Provided data ▸
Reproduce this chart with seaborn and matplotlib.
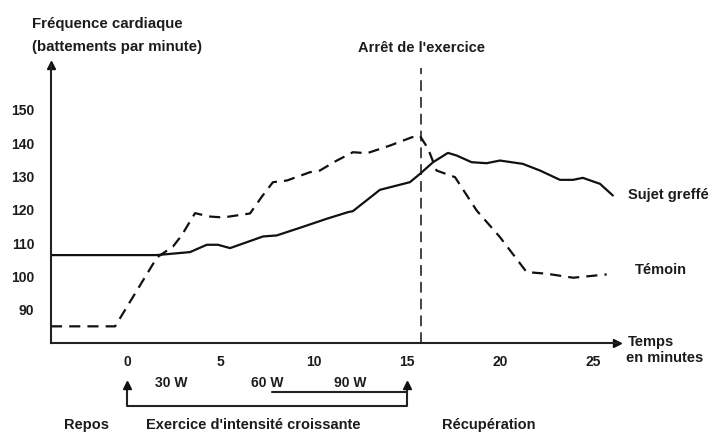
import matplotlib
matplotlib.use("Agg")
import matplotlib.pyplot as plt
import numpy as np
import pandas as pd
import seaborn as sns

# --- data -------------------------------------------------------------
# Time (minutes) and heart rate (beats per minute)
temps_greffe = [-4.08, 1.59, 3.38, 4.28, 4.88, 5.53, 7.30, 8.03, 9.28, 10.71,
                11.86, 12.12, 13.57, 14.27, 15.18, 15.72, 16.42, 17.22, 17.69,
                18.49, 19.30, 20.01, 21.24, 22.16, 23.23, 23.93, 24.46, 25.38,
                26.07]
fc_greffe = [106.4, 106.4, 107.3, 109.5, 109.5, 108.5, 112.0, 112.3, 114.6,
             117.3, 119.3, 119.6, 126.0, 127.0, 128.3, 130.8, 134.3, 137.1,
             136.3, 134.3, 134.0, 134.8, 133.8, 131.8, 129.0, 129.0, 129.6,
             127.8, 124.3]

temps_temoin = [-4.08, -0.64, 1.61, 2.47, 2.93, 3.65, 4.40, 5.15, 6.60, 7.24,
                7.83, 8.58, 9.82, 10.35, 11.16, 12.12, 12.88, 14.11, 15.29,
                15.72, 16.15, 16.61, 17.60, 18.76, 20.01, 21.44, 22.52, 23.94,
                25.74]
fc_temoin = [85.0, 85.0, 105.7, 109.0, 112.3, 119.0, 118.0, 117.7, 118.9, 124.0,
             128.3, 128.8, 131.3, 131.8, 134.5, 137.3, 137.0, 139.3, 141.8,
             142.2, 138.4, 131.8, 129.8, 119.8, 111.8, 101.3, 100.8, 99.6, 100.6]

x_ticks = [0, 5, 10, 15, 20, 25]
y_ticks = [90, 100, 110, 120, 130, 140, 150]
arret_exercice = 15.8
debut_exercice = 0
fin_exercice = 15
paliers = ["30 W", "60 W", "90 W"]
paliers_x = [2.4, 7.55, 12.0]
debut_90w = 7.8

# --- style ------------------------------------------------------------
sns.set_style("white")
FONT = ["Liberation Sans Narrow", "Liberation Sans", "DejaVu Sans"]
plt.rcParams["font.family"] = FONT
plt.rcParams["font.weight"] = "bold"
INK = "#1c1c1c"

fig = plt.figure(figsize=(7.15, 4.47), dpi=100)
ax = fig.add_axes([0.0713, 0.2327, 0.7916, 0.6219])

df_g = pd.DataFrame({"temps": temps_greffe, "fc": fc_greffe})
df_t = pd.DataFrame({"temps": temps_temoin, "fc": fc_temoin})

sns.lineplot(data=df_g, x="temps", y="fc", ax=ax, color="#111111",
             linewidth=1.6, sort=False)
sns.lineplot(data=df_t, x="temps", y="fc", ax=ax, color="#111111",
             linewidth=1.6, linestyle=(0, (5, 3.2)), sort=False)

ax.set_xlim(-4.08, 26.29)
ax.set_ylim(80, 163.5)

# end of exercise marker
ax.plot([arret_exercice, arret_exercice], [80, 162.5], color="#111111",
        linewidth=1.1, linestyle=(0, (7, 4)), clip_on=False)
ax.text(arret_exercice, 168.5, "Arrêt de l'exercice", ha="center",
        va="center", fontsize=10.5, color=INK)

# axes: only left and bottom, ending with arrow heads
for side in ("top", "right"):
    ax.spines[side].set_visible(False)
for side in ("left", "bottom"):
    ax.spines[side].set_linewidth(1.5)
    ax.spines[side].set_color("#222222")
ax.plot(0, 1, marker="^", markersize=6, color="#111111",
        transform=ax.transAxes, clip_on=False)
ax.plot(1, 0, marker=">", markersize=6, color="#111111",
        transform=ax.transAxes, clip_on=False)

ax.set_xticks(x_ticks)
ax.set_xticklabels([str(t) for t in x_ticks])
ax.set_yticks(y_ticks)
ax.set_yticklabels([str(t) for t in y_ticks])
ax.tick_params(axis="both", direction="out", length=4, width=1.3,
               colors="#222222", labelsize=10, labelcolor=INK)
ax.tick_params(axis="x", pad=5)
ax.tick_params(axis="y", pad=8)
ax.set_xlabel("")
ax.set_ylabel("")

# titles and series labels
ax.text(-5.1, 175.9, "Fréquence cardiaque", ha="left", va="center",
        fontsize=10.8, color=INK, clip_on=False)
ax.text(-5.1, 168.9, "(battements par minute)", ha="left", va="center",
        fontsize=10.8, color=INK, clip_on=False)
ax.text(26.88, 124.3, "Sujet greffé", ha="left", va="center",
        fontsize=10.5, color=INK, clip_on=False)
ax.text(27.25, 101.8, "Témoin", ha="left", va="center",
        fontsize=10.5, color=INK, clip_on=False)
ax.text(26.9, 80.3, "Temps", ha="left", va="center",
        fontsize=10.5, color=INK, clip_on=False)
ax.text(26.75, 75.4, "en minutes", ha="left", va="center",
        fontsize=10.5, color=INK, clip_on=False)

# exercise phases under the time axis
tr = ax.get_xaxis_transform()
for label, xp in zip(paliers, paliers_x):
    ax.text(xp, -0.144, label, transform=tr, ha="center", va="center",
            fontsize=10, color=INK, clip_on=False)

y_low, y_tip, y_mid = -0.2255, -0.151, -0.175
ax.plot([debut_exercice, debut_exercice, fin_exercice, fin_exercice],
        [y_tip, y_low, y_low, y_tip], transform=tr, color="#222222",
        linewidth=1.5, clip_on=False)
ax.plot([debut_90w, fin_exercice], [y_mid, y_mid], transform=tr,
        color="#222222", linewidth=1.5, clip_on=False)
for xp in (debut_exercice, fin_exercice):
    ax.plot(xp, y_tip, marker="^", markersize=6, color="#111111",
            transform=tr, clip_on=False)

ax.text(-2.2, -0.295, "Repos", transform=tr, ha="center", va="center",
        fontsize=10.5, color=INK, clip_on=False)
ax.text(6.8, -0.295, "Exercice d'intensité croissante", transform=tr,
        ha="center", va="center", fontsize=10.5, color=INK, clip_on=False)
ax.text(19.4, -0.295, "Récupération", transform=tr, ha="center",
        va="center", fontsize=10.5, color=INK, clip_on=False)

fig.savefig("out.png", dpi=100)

Stated task ▸ Repeat, exactly and in full, each line from the start of the data to the line that contains "import seaborn as sns". Pictures do not go in.

Solution ▸
Reproduce this chart with seaborn and matplotlib.
import matplotlib
matplotlib.use("Agg")
import matplotlib.pyplot as plt
import numpy as np
import pandas as pd
import seaborn as sns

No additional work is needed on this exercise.